8 Notes on the Boston Marathon Bombing
- I first found out about the Boston Marathon bombings while I was on my way out of one class and on the way to another. There’s something fundamentally weird about hearing of a probable terrorist attack through your ESPN app. When I arrived at my next class, the instructor asked us all to forget about the events in Boston for an hour and a half and try and focus on the course material at hand. It was impossible. I was able to make it through most of the class passing between the readings and coverage of the events, but I lost it while reading a tweet about marathon runners continuing to run to Mass General to donate blood. I think the professor saw me.
- After class, I purchased a six-pack of Sam Adams and T.G.I. Fridays-brand potato skins for dinner. It seemed like a stoic move at the time, a way to show support for such a beloved and beleaguered city while proclaiming my Americanism. I’m now not so sure about it.
- Also around that time, as Sherman Ave co-editor I published this article, which had been written several days earlier by one of our writers. The idea being that not only was Sherman Ave ill-equipped to write about an event of this nature, but also that moments of chaos and fear required reminders of structure and humor. At the time I was not so sure about it, but now I believe it was the right thing to do.
- If Sherman Ave stops being heinous, then the terrorists have won.
- My high school prom date currently lives four blocks away from the blast-site, a location she often frequents. The sudden transition within myself from expressing general sympathy for the city and its victims to realizing my direct connection to a potential bystander surprised me. Thankfully, she is safe.
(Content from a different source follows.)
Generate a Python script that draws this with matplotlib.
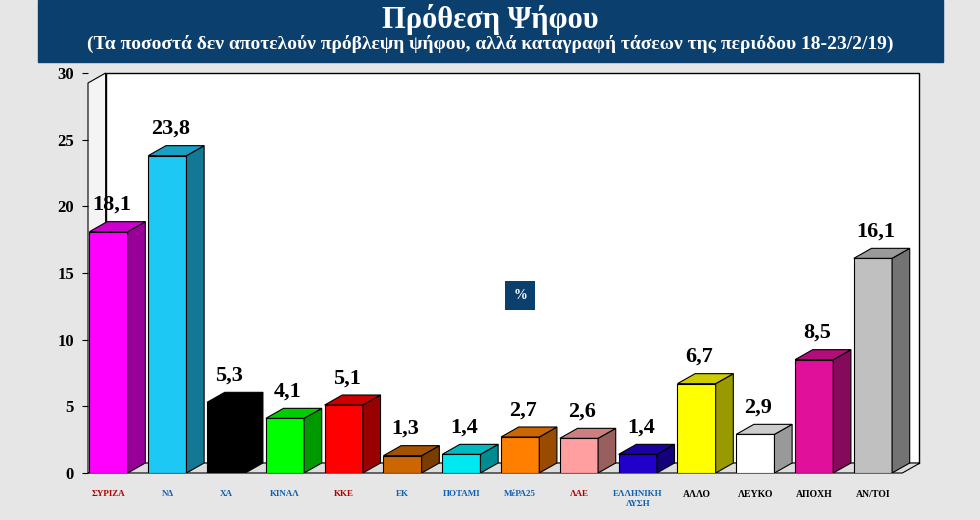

- The phrase “death toll rising” doesn’t mean much until you watch the number of dead and wounded rise on CNN.
- While I know that 9/11 was of a completely different magnitude and nature, I believe that my experience regarding yesterday’s bombing helped me to empathize with the emotions my parents and others must have felt on the morning of September 11th. In fourth grade, I had no real conception of what made the people around me so scared. But now I think I can understand a bit better the utter shock and fear that penetrated the nation after perceiving for the first time as an adult the consequences of not feeling safe as a peaceful citizen in your own nation. After 9/11 I was aware of the implications of a domestic attack, but never realized them until watching the disruption and terror from video footage of Copley Square on Patriot’s Day.
- I don’t pray. But I would if it would ensure that the world would never again suffer a concerted effort to kill and maim its innocent civilians.